380 millions d’euros contre l’exclusivité pendant vingt-cinq ans sur les loteries commercialisées dans les points de vente et en ligne et sur les paris sportifs proposés à la vente physique. C’est le deal du quart de siècle conclu fin 2019 par la Française des jeux (FDJ) avec l’Etat français.
Ce lundi 26 juillet, Bruxelles a annoncé le lancement d’une «enquête approfondie» afin de déterminer «si l’octroi de droits exclusifs à la Française des Jeux pour une durée de 25 ans est conforme aux règles de l’UE en matière d’aides d’Etat» aux entreprises. Suite à la réception de deux plaintes, «la Commission vérifiera la conformité de la rémunération aux conditions du marché», précise un communiqué.
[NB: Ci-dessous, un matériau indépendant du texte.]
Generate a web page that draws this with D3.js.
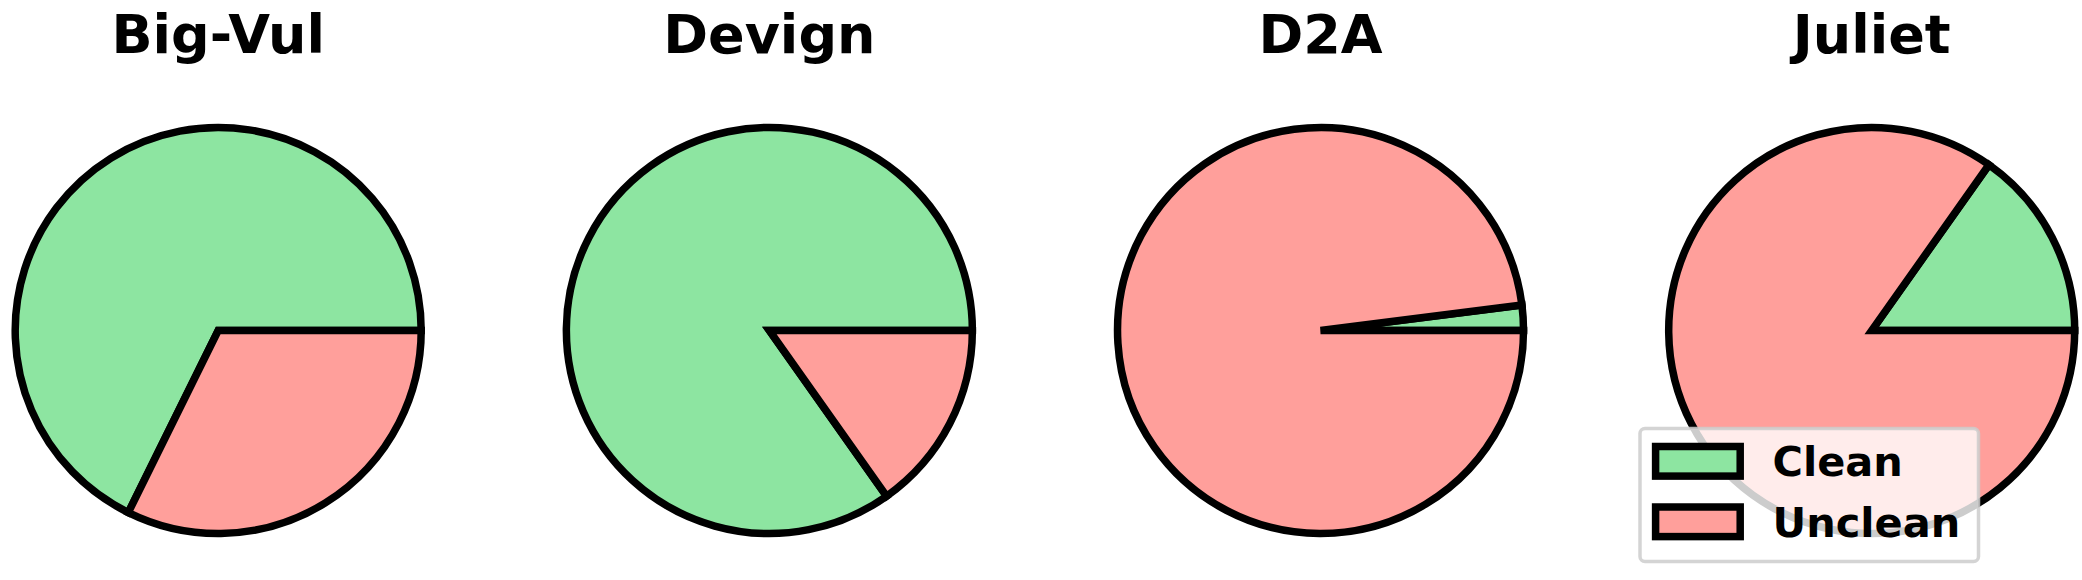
<!DOCTYPE html>
<html>
<head>
<meta charset="utf-8">
<script src="https://cdn.jsdelivr.net/npm/d3@7"></script>
<style>
  html, body { margin: 0; padding: 0; background: #ffffff; }
  svg { display: block; }
</style>
</head>
<body>
<svg id="chart" width="2082" height="580"></svg>
<script>
// ---- data ----
const datasets = ["Big-Vul", "Devign", "D2A", "Juliet"];
const labels = ["Clean", "Unclean"];
const cleanPct = [67.7, 84.8, 2.0, 15.2];
const uncleanPct = [32.3, 15.2, 98.0, 84.8];
const colors = ["#8de5a1", "#ff9f9b"];

// ---- layout ----
const W = 2082, H = 580;
const svg = d3.select("#chart");
const cx = d3.scalePoint().domain(datasets).range([218.2, 1871.7]);
const cy = 330.5;
const R = 203;
const strokeW = 7.5;

const pie = d3.pie()
  .sort(null)
  .value(d => d.v)
  .startAngle(Math.PI / 2)
  .endAngle(Math.PI / 2 - 2 * Math.PI);   // counter-clockwise from 3 o'clock

const arc = d3.arc().innerRadius(0).outerRadius(R);
const color = d3.scaleOrdinal().domain(labels).range(colors);

datasets.forEach((name, i) => {
  const g = svg.append("g").attr("transform", `translate(${cx(name)},${cy})`);
  const rows = [{k: labels[0], v: cleanPct[i]}, {k: labels[1], v: uncleanPct[i]}];
  g.selectAll("path")
    .data(pie(rows))
    .join("path")
    .attr("d", arc)
    .attr("fill", d => color(d.data.k))
    .attr("stroke", "#000")
    .attr("stroke-width", strokeW)
    .attr("stroke-linejoin", "miter");

  svg.append("text")
    .attr("x", cx(name))
    .attr("y", 52.5)
    .attr("text-anchor", "middle")
    .attr("font-family", "DejaVu Sans")
    .attr("font-weight", "bold")
    .attr("font-size", 54)
    .attr("fill", "#000")
    .text(name);
});

// ---- legend ----
const leg = svg.append("g");
leg.append("rect")
  .attr("x", 1640).attr("y", 428.5)
  .attr("width", 338.5).attr("height", 133)
  .attr("rx", 5).attr("ry", 5)
  .attr("fill", "rgba(255,255,255,0.8)")
  .attr("stroke", "rgba(204,204,204,0.85)")
  .attr("stroke-width", 3.5);

const rowY = d3.scalePoint().domain(labels).range([461.3, 521.8]);
labels.forEach(lab => {
  leg.append("rect")
    .attr("x", 1655.6).attr("y", rowY(lab) - 14.8)
    .attr("width", 84.6).attr("height", 29.6)
    .attr("fill", color(lab))
    .attr("stroke", "#000")
    .attr("stroke-width", 7.5);
  leg.append("text")
    .attr("x", 1772.5)
    .attr("y", rowY(lab) + 14.7)
    .attr("font-family", "DejaVu Sans")
    .attr("font-weight", "bold")
    .attr("font-size", 41.5)
    .attr("fill", "#000")
    .text(lab);
});
</script>
</body>
</html>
En avril 2019, la loi Pacte avait autorisé la privatisation de l’opérateur principal de jeux d’argent et de hasard en France. Sur les 72 % du capital détenus par l’Etat, 50 % avaient été mis sur le marché à la faveur d’une opération de bourse qui avait rapporté un joli pactole aux finances publiques. L’Etat était alors devenu minoritaire au capital de la FDJ en cédant pour plus d’1,8 milliard d’euros d’actions pour ne garder que 20 % du capital. Dans le cadre de cette opération, il était prévu que la FDJ verse une «soulte» — ou compensation — de 380 millions d’euros à l’Etat français, en contrepartie du droit d’organiser et d’exploiter à titre exclusif des jeux de loterie et de paris sportifs, pour une durée de 25 ans maximum.
«Opération menée dans la plus grande rigueur juridique»
Cette somme a apparemment paru trop faible aux concurrents de la FDJ, au regard des potentiels revenus attendus sur ce marché très lucratif. En 2020, la Française des jeux a par exemple engrangé 214 millions d’euros de bénéfices net. «De gros opérateurs de jeux comme Bwin, Unibet ou Winamax ont probablement saisi la Commission européenne ou fait du lobbying pour se manifester», suppose Maitre Matthieu Escande, avocat spécialisé en droit des jeux et des paris au barreau de Paris. Car Bruxelles n’a pas dévoilé lequel ou lesquels de ces opérateurs sont à l’origine de la saisine. La Commission «n’exclut pas à ce stade que la mesure puisse procurer un avantage économique indu à la Française des Jeux», a-t-elle indiqué dans son communiqué. Mais elle précise que «l’ouverture d’une enquête approfondie (...) ne préjuge en rien de l’issue de l’enquête».
Pour Mathieu Escande, «si la Commission décide que la soulte versée par la FDJ à l’Etat français doit être réévaluée à la hausse, cela remettra en question l’évaluation boursière de l’opération de privatisation et donc le prix d’acquisition des actions FDJ». En clair, si la valorisation initiale des actions était inexacte, «les actionnaires se sont fait avoir sur le prix». En revanche, si les actions ont été valorisées au juste prix mais que la soulte a été sous-évaluée, «l’Etat et à travers lui le contribuable français ont été lésés», estime l’avocat.
A Bercy, on se dit «confiant sur la manière dont cette opération a été menée». «La commission a été informée de cette opération au préalable et elle a été menée dans la plus grande rigueur juridique», assure le ministère de l’Economie. Même son de cloche du côté de la FDJ, qui «prend acte de l’enquête», tout en se disant prête à «apporter tous les éléments nécessaires démontrant la conformité de ce cadre juridique avec les droits français et européen». L’enquête approfondie de la Commission européenne devrait durer plusieurs mois.